▶ **Exercise requirements**
From the listing below, copy only the lines running from the line that contains "Output the web" to the line that contains "const INK = '#111';", both included.
[START Listed records]
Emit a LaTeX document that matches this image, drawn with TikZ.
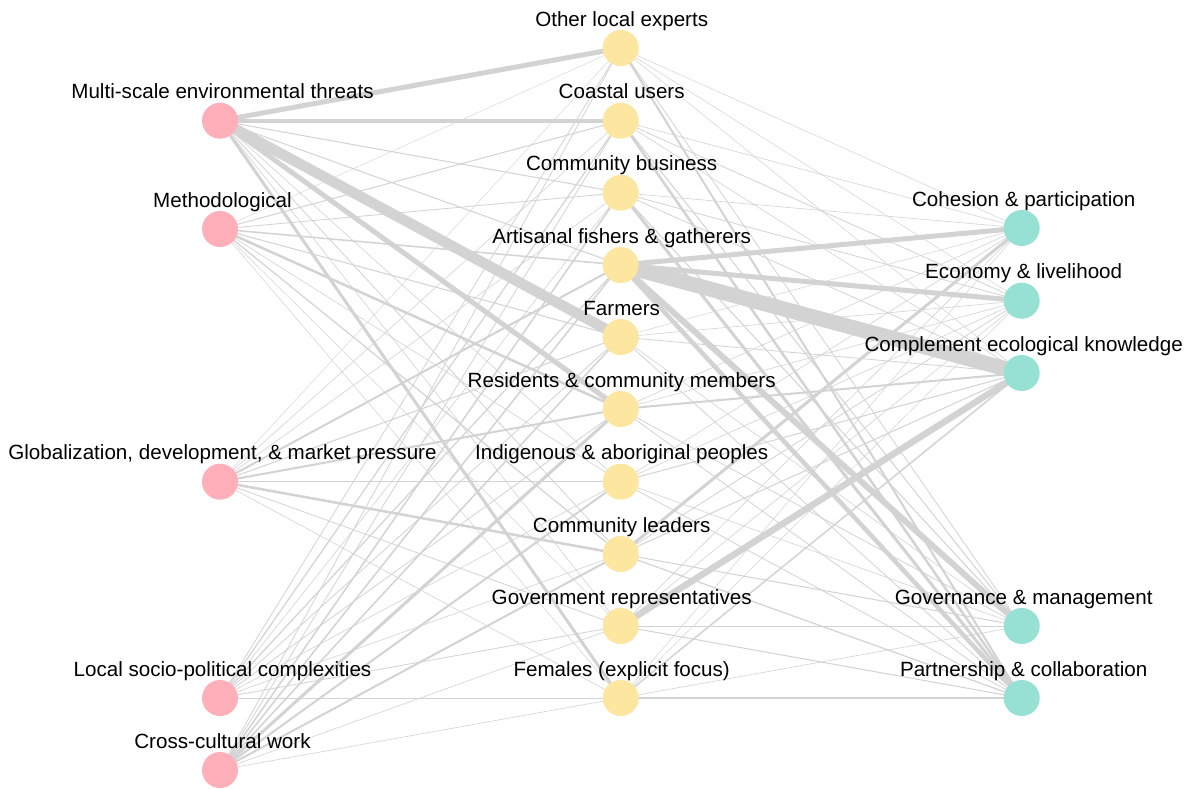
[END Listed records]
[START Listed records]
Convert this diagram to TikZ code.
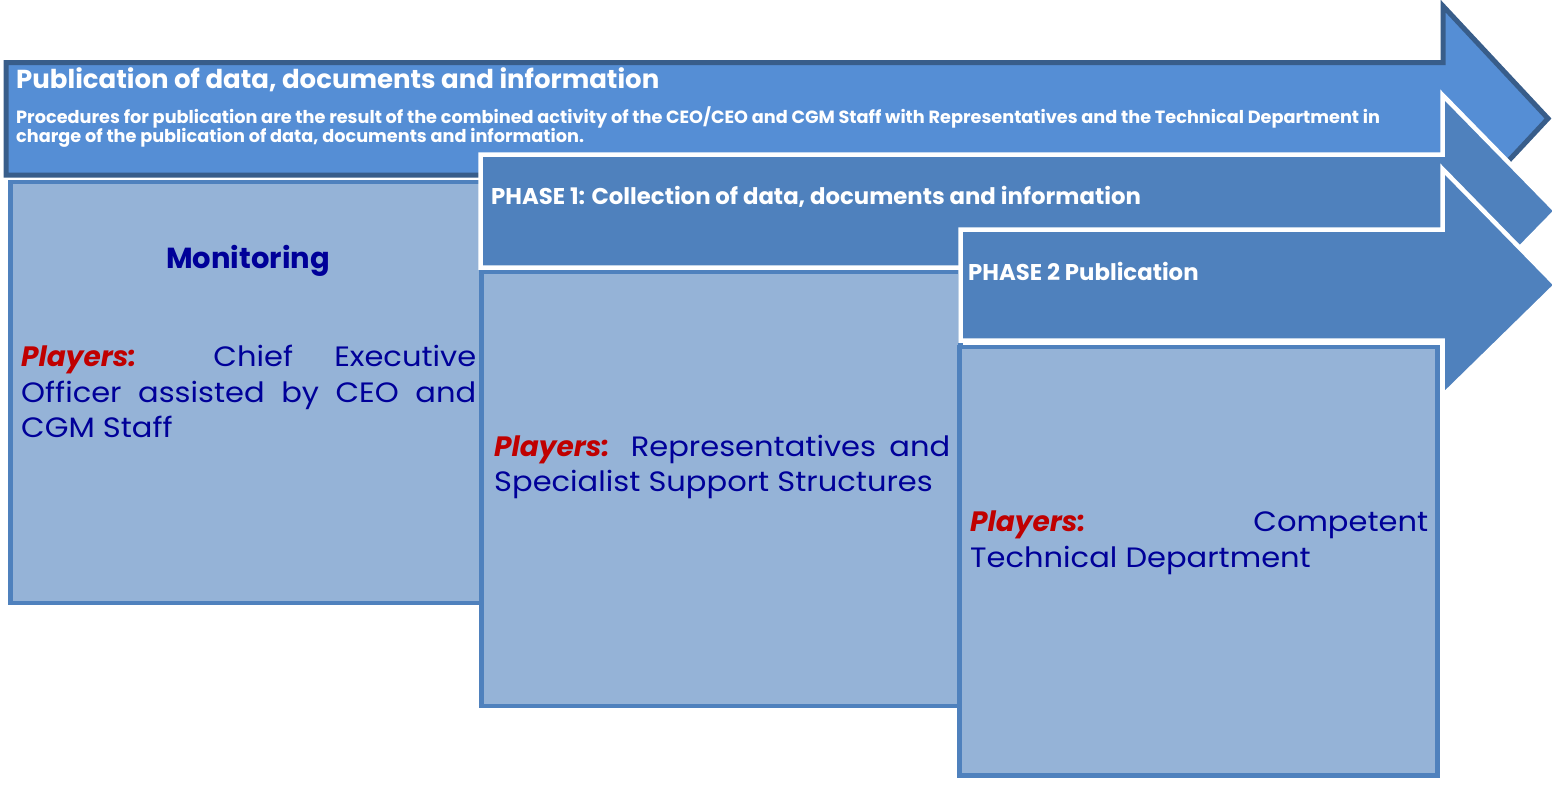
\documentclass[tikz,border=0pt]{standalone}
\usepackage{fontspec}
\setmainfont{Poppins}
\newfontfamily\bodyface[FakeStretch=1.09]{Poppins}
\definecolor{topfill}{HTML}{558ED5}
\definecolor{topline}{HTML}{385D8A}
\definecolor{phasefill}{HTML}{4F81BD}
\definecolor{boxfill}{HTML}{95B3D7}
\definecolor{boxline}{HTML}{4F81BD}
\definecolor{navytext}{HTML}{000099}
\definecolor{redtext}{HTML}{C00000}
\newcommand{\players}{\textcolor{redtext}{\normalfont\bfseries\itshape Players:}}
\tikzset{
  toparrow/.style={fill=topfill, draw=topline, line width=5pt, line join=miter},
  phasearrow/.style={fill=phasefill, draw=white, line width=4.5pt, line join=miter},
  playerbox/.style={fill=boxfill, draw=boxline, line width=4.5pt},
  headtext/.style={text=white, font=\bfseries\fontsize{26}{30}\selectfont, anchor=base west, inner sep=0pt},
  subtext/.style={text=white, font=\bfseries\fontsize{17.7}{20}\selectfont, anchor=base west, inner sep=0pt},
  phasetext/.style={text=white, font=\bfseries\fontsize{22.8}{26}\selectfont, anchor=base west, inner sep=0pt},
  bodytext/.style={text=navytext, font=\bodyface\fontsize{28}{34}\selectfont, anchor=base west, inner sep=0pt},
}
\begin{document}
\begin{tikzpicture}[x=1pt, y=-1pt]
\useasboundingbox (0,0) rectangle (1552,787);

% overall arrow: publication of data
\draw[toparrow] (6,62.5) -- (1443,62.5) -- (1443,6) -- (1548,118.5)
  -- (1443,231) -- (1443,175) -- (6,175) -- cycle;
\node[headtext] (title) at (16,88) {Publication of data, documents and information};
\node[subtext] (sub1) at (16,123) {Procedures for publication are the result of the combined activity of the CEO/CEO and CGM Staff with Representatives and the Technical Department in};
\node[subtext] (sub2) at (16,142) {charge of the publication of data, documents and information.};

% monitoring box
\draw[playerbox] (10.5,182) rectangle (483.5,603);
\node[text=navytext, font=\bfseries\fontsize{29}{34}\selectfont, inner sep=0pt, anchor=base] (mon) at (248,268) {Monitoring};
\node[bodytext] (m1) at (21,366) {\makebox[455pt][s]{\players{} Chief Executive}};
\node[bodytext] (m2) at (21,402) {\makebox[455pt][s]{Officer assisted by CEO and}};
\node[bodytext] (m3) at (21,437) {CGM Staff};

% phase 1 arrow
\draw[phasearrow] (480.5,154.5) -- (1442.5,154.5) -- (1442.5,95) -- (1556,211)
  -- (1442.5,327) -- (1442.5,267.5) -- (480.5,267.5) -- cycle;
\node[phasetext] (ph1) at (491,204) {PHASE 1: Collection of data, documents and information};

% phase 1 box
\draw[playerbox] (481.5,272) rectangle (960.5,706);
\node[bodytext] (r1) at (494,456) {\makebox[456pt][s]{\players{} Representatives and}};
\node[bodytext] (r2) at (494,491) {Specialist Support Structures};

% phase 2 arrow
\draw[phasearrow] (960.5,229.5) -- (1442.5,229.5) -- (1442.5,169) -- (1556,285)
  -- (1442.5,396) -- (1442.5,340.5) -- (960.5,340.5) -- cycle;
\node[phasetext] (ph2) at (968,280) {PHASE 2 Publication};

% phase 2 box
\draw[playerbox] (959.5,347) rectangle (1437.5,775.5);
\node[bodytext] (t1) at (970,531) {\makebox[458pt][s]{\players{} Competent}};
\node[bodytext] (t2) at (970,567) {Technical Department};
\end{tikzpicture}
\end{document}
[END Listed records]
[START Listed records]
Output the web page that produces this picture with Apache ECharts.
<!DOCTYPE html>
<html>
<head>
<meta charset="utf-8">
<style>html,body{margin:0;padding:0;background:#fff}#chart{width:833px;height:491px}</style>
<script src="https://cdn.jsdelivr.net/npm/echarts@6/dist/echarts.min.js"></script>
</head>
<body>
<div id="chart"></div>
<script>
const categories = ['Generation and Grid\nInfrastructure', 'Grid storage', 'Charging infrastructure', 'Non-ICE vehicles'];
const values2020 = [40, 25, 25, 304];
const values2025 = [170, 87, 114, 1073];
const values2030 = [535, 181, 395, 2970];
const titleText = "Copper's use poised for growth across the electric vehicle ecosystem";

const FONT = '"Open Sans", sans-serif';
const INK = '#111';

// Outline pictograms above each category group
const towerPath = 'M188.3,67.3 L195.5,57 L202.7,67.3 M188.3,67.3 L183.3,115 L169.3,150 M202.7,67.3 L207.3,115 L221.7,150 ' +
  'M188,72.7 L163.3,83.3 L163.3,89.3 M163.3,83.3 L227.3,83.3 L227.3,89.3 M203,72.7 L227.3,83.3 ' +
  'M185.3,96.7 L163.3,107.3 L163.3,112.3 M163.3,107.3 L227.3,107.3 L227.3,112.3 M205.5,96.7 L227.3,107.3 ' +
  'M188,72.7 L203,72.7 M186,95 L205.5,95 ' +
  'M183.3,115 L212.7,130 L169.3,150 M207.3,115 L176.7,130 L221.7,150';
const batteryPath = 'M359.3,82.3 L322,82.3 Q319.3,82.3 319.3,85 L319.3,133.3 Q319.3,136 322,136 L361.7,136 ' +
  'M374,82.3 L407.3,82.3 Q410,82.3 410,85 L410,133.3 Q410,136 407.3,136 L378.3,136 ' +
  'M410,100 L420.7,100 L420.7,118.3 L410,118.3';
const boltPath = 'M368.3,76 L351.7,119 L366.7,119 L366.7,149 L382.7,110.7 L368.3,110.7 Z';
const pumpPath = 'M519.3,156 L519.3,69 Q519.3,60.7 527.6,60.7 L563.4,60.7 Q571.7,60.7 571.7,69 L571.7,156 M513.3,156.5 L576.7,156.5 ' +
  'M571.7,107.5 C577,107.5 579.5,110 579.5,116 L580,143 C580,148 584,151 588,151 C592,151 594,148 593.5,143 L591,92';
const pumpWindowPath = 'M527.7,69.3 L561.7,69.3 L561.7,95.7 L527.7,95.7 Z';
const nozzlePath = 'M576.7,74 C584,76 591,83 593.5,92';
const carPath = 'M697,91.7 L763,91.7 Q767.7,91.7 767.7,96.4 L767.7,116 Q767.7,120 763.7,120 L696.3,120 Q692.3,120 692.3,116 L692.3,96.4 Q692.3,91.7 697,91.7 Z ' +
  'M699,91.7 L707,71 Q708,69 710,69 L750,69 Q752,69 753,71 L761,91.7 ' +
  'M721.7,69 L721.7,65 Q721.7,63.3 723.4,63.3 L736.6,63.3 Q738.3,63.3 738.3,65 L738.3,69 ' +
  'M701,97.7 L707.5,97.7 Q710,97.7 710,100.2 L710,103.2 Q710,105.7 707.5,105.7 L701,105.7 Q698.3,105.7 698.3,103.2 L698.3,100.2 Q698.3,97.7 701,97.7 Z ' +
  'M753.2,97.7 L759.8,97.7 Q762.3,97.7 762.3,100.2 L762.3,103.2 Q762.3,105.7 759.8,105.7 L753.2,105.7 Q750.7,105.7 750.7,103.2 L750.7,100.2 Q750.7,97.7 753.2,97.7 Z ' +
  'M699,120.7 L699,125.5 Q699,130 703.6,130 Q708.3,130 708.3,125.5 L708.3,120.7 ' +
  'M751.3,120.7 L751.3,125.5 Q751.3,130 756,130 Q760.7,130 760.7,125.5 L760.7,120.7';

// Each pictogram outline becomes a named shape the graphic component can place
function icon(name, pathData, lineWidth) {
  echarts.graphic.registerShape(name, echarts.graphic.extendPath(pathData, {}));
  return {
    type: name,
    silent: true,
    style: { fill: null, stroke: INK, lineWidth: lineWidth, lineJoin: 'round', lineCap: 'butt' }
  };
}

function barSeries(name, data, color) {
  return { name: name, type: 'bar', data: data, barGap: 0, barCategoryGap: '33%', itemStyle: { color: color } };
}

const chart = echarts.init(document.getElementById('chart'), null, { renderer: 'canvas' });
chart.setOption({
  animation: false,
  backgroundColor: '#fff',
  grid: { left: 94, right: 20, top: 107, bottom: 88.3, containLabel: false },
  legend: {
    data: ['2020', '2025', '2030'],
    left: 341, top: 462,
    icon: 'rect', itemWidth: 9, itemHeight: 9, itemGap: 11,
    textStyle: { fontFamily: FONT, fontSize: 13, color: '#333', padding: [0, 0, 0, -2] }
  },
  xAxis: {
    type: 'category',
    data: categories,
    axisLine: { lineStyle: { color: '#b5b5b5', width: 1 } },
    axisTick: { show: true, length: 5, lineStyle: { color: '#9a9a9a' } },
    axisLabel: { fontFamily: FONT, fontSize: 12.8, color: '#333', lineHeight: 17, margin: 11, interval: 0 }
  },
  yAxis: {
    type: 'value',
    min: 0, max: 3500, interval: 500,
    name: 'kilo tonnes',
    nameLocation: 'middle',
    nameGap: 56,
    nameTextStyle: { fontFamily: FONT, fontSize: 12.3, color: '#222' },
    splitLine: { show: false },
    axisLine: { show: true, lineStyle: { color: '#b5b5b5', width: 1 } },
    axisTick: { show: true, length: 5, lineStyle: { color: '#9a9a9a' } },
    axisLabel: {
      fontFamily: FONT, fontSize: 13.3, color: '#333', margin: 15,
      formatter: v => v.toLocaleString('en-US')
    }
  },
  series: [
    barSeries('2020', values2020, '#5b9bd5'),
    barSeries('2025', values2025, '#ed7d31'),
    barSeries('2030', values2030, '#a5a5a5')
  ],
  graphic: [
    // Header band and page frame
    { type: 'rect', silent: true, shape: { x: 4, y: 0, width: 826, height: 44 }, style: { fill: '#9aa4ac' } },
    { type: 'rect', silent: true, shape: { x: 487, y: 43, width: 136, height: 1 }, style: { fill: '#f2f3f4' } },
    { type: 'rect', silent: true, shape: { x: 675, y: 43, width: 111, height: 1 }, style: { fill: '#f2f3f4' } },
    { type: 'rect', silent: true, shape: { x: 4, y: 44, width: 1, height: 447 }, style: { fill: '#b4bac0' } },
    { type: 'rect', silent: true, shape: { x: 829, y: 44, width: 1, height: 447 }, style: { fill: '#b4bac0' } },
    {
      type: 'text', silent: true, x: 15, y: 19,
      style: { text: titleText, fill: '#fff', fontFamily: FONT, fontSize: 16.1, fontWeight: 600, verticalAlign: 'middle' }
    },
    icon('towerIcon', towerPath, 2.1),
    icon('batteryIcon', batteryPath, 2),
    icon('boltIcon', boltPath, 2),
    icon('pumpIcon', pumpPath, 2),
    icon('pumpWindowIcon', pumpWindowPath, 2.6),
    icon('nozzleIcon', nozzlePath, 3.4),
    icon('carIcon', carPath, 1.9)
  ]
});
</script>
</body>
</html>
[END Listed records]
▶ **Finished task**
Output the web page that produces this picture with Apache ECharts.
<!DOCTYPE html>
<html>
<head>
<meta charset="utf-8">
<style>html,body{margin:0;padding:0;background:#fff}#chart{width:833px;height:491px}</style>
<script src="https://cdn.jsdelivr.net/npm/echarts@6/dist/echarts.min.js"></script>
</head>
<body>
<div id="chart"></div>
<script>
const categories = ['Generation and Grid\nInfrastructure', 'Grid storage', 'Charging infrastructure', 'Non-ICE vehicles'];
const values2020 = [40, 25, 25, 304];
const values2025 = [170, 87, 114, 1073];
const values2030 = [535, 181, 395, 2970];
const titleText = "Copper's use poised for growth across the electric vehicle ecosystem";

const FONT = '"Open Sans", sans-serif';
const INK = '#111';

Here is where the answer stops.